BEGIN MATERIAL
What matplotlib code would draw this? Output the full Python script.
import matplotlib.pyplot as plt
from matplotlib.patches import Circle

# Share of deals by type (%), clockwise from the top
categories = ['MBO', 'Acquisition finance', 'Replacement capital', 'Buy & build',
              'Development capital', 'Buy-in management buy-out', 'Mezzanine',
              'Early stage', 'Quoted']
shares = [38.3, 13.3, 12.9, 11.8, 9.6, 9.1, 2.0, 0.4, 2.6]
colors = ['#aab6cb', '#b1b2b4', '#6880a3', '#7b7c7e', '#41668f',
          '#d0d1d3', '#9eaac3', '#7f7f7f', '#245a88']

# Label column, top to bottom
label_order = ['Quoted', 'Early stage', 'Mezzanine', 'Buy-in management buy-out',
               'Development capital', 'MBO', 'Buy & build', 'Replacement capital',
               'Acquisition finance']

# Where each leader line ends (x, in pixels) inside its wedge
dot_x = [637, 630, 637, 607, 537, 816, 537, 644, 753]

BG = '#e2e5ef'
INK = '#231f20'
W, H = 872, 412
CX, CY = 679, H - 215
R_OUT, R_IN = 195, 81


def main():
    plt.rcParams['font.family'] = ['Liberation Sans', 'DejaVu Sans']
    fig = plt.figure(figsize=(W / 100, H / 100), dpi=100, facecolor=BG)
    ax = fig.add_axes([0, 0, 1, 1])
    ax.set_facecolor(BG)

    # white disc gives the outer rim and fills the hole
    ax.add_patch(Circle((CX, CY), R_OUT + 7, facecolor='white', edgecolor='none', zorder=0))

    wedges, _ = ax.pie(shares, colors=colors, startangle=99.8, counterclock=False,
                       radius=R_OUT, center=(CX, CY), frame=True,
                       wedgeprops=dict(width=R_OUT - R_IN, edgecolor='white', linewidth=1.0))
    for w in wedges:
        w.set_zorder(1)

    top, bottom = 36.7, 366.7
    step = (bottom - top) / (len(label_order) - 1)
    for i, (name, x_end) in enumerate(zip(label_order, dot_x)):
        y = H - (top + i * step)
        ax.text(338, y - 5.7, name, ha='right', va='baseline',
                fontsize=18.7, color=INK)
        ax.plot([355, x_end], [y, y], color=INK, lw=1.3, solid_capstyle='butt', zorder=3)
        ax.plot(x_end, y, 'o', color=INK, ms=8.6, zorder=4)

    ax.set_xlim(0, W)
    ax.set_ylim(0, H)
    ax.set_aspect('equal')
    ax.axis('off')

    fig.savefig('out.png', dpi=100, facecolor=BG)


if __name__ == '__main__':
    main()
END MATERIAL
● **EXERCISE**
Extract all of the data shown above and repeat it verbatim.

● **EXERCISE ANSWER**
What matplotlib code would draw this? Output the full Python script.
import matplotlib.pyplot as plt
from matplotlib.patches import Circle

# Share of deals by type (%), clockwise from the top
categories = ['MBO', 'Acquisition finance', 'Replacement capital', 'Buy & build',
              'Development capital', 'Buy-in management buy-out', 'Mezzanine',
              'Early stage', 'Quoted']
shares = [38.3, 13.3, 12.9, 11.8, 9.6, 9.1, 2.0, 0.4, 2.6]
colors = ['#aab6cb', '#b1b2b4', '#6880a3', '#7b7c7e', '#41668f',
          '#d0d1d3', '#9eaac3', '#7f7f7f', '#245a88']

# Label column, top to bottom
label_order = ['Quoted', 'Early stage', 'Mezzanine', 'Buy-in management buy-out',
               'Development capital', 'MBO', 'Buy & build', 'Replacement capital',
               'Acquisition finance']

# Where each leader line ends (x, in pixels) inside its wedge
dot_x = [637, 630, 637, 607, 537, 816, 537, 644, 753]

BG = '#e2e5ef'
INK = '#231f20'
W, H = 872, 412
CX, CY = 679, H - 215
R_OUT, R_IN = 195, 81


def main():
    plt.rcParams['font.family'] = ['Liberation Sans', 'DejaVu Sans']
    fig = plt.figure(figsize=(W / 100, H / 100), dpi=100, facecolor=BG)
    ax = fig.add_axes([0, 0, 1, 1])
    ax.set_facecolor(BG)

    # white disc gives the outer rim and fills the hole
    ax.add_patch(Circle((CX, CY), R_OUT + 7, facecolor='white', edgecolor='none', zorder=0))

    wedges, _ = ax.pie(shares, colors=colors, startangle=99.8, counterclock=False,
                       radius=R_OUT, center=(CX, CY), frame=True,
                       wedgeprops=dict(width=R_OUT - R_IN, edgecolor='white', linewidth=1.0))
    for w in wedges:
        w.set_zorder(1)

    top, bottom = 36.7, 366.7
    step = (bottom - top) / (len(label_order) - 1)
    for i, (name, x_end) in enumerate(zip(label_order, dot_x)):
        y = H - (top + i * step)
        ax.text(338, y - 5.7, name, ha='right', va='baseline',
                fontsize=18.7, color=INK)
        ax.plot([355, x_end], [y, y], color=INK, lw=1.3, solid_capstyle='butt', zorder=3)
        ax.plot(x_end, y, 'o', color=INK, ms=8.6, zorder=4)

    ax.set_xlim(0, W)
    ax.set_ylim(0, H)
    ax.set_aspect('equal')
    ax.axis('off')

    fig.savefig('out.png', dpi=100, facecolor=BG)


if __name__ == '__main__':
    main()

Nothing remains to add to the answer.